For Black and brown people, these are personal conversations. When we come home from work, we’re constantly looking over our shoulders and praying to return home safely. As a mother of a Black boy, I know the introductory role that police play for young, Black men into the criminal legal system. Over the past decade, these conversations have gone national with the movement for Black lives. Still, they bear repeating and refreshing whenever we talk about the role of the police, including in the Safer Cleveland campaign.

Now that Issue 24 has passed, we expect the new board to start up in late spring. The measure functions as a modification of the existing DOJ consent decree; a federal judge needs to sign off on the modification, at which point the city charter will be modified and the measure can take effect. Mayor-elect Bibb will take office in January, and we intend to keep organizing to hold him accountable to his campaign promises. His transition activity is a promising start; I’ve been appointed to the public safety task force transition team, which is coordinated by Melekte Melaku from the ACLU of Ohio, our partner. 

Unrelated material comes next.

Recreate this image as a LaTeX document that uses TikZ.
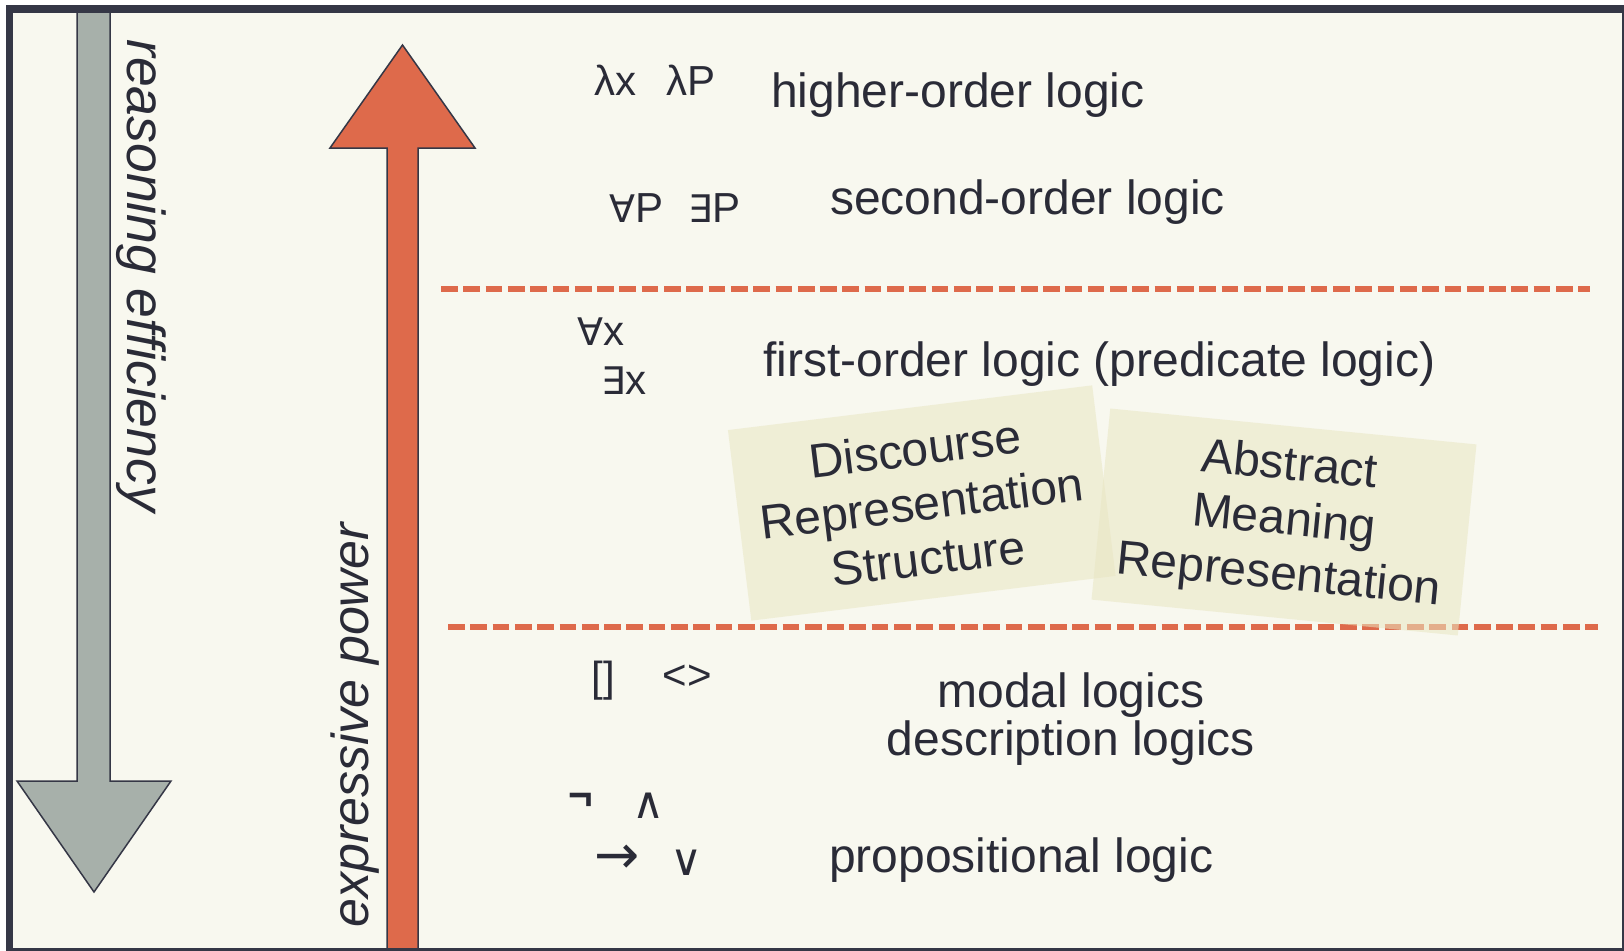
\documentclass[tikz,border=0pt]{standalone}
\usepackage{fontspec}
\setmainfont{Liberation Sans}
\newfontfamily\symfont{DejaVu Sans}
\definecolor{bgcream}{HTML}{F8F8EF}
\definecolor{framedark}{HTML}{353746}
\definecolor{inkdark}{HTML}{2A2B37}
\definecolor{rust}{HTML}{DE6A4B}
\definecolor{sage}{HTML}{A7B0AA}
\definecolor{notefill}{HTML}{E9E6C3}
\newcommand\labelfont{\fontsize{48}{55}\selectfont}
\newcommand\symsize{\fontsize{42}{42}\selectfont}
\begin{document}
\begin{tikzpicture}[x=1pt,y=-1pt,
  level/.style={inkdark,inner sep=0pt,anchor=base west,font=\labelfont},
  sym/.style={inkdark,inner sep=0pt,anchor=base west,font=\symsize},
  symc/.style={inkdark,inner sep=0pt,anchor=center,font=\symsize},
  axislabel/.style={inkdark,inner sep=0pt,anchor=base west},
  divider/.style={rust,line width=5.5pt,dash pattern=on 16.7pt off 5.6pt},
  bigarrow/.style={draw=framedark,line width=1.5pt,line join=miter},
  notebox/.style={fill=notefill,fill opacity=0.55,text opacity=1,text=inkdark,
    minimum width=367pt,minimum height=192pt,inner sep=0pt,align=center,font=\labelfont},
  frame/.style={draw=framedark,line width=7.5pt}]
\useasboundingbox (0,0) rectangle (1624,950);
\fill[white] (0,0) rectangle (1624,950);
\fill[bgcream] (9.5,9) rectangle (1630,956);

% level dividers
\coordinate (d1a) at (441,289);
\coordinate (d1b) at (1590,289);
\coordinate (d2a) at (448,627);
\coordinate (d2b) at (1598,627);
\draw[divider] (d1a) -- (d1b);
\draw[divider] (d2a) -- (d2b);

% reasoning efficiency arrow (pointing down)
\draw[bigarrow,fill=sage] (77,8) -- (77,781) -- (17,781) -- (94,892) -- (171,781)
  -- (110,781) -- (110,8);
% expressive power arrow (pointing up)
\draw[bigarrow,fill=rust] (387,956) -- (387,148) -- (330,148) -- (402.5,45) -- (475,148)
  -- (418,148) -- (418,956);

\node[axislabel,rotate=-90,font=\fontsize{53.5}{54}\selectfont\itshape] (eff) at (127,39) {reasoning efficiency};
\node[axislabel,rotate=90,font=\fontsize{52}{52}\selectfont\itshape] (pow) at (368,928) {expressive power};

% logic levels
\node[level] (hol) at (771,107) {higher-order logic};
\node[level] (sol) at (830,214) {second-order logic};
\node[level] (fol) at (763,376) {first-order logic (predicate logic)};
\node[level,anchor=base,align=center,font=\fontsize{48}{48}\selectfont] (modal) at (1071,755) {modal logics\\description logics};
\node[level] (prop) at (829,872) {propositional logic};

% operators of each level
\node[sym] (lamx) at (594,95) {λx};
\node[sym] (lamP) at (666,95) {λP};
\node[sym] (allP) at (609,222) {{\symfont\fontsize{38}{38}\selectfont ∀}P};
\node[sym] (exP) at (688,222) {{\symfont\fontsize{38}{38}\selectfont ∃}P};
\node[sym] (allx) at (577,345) {{\symfont\fontsize{38}{38}\selectfont ∀}x};
\node[sym] (exx) at (601,394) {{\symfont\fontsize{38}{38}\selectfont ∃}x};
\node[symc] (box) at (603.5,681) {[]};
\node[symc] (dia) at (687.5,677) {<>};
\node[symc,font=\fontsize{42}{42}\selectfont\bfseries] (neg) at (581,801) {¬};
\node[symc,font=\symfont\fontsize{44}{44}\selectfont] (conj) at (649,806) {∧};
\node[symc,font=\symfont\fontsize{54}{54}\selectfont] (impl) at (617,859) {→};
\node[symc,font=\symfont\fontsize{44}{44}\selectfont] (disj) at (687,863) {∨};

% meaning representations
\node[notebox,rotate=7] (drs) at (921.75,503) {Discourse\\Representation\\Structure};
\node[notebox,rotate=-5.6,minimum width=368pt] (amr) at (1284,522) {Abstract\\Meaning\\Representation};

\draw[frame] (9.5,9) rectangle (1625.5,951.5);
\end{tikzpicture}
\end{document}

The ultimate success of Issue 24 is up for us, as a community, to decide. With this movement, we’ve taken public safety and justice for our loved ones into our own hands. We have ushered in a new era of policing in Cleveland, one that will begin to transform the culture of policing and serve as a beacon for the rest of the country. We have the opportunity to reimagine what public safety looks like to create a safer Cleveland for all of us. Now, it’s time to get to work.